* Written exercise:
Can you set down, exactly as they appear below, the lines from the opening of the material through the one bearing "from matplotlib.patches import Rectangle", minus the pictures?
-- begin Data --
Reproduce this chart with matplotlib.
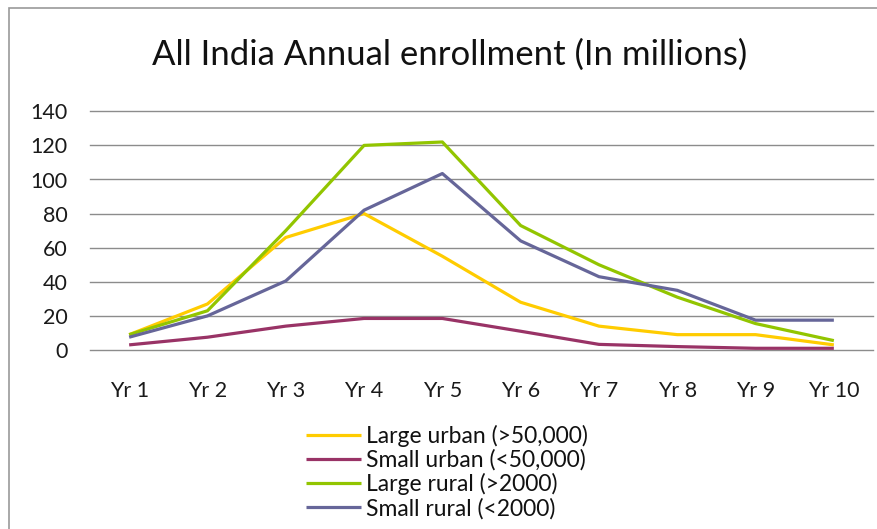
import matplotlib
matplotlib.use('Agg')
import matplotlib.pyplot as plt
from matplotlib.patches import Rectangle

years = ['Yr 1', 'Yr 2', 'Yr 3', 'Yr 4', 'Yr 5', 'Yr 6', 'Yr 7', 'Yr 8', 'Yr 9', 'Yr 10']
large_urban = [9, 27, 66, 80, 55, 28, 14, 9, 9, 3]
small_urban = [3, 7.5, 14, 18.5, 18.5, 11, 3.3, 2, 1, 1]
large_rural = [9, 23, 70, 120, 122, 73, 50, 31, 15.5, 5.5]
small_rural = [7.5, 20, 40.5, 82, 103.5, 64, 43, 35, 17.5, 17.5]
labels = ['Large urban (>50,000)', 'Small urban (<50,000)',
          'Large rural (>2000)', 'Small rural (<2000)']
colors = ['#FFCC00', '#993366', '#92C500', '#666699']

plt.rcParams['font.family'] = ['Lato', 'DejaVu Sans']

fig = plt.figure(figsize=(8.77, 5.29), dpi=100)
ax = fig.add_axes([90 / 877, 1 - 350 / 529, 783 / 877, (350 - 111.3) / 529])

x = range(len(years))
for series, lab, col in zip([large_urban, small_urban, large_rural, small_rural], labels, colors):
    ax.plot(x, series, color=col, lw=2.3, label=lab, solid_capstyle='butt')

ax.set_xlim(-0.5, len(years) - 0.5)
ax.set_ylim(0, 140)
ax.set_yticks(range(0, 141, 20))
ax.set_xticks(list(x))
ax.set_xticklabels(years)
ax.yaxis.grid(True, color='#8c8c8c', lw=1)
for gl in ax.get_ygridlines():
    gl.set_clip_on(False)
ax.set_axisbelow(True)
for s in ax.spines.values():
    s.set_visible(False)
ax.tick_params(length=0, labelsize=15.5, colors='#1a1a1a')
ax.tick_params(axis='x', pad=22)
ax.tick_params(axis='y', pad=16)

fig.text(450 / 877, 1 - 55 / 529, 'All India Annual enrollment (In millions)',
         ha='center', va='center', fontsize=25, color='#111111')

leg = fig.legend(loc='upper left', bbox_to_anchor=(306 / 877, 1 - 425 / 529),
                 frameon=False, fontsize=16.5, handlelength=2.4, handletextpad=0.2,
                 labelspacing=0.1, borderaxespad=0, borderpad=0)
for t in leg.get_texts():
    t.set_color('#111111')

fig.patches.append(Rectangle((9 / 877, -0.1), 1.2, 1 - 8 / 529 + 0.1,
                             transform=fig.transFigure, fill=False,
                             edgecolor='#999999', lw=1.2))

fig.savefig('out.png', dpi=100)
-- end Data --
* Output:
Reproduce this chart with matplotlib.
import matplotlib
matplotlib.use('Agg')
import matplotlib.pyplot as plt
from matplotlib.patches import Rectangle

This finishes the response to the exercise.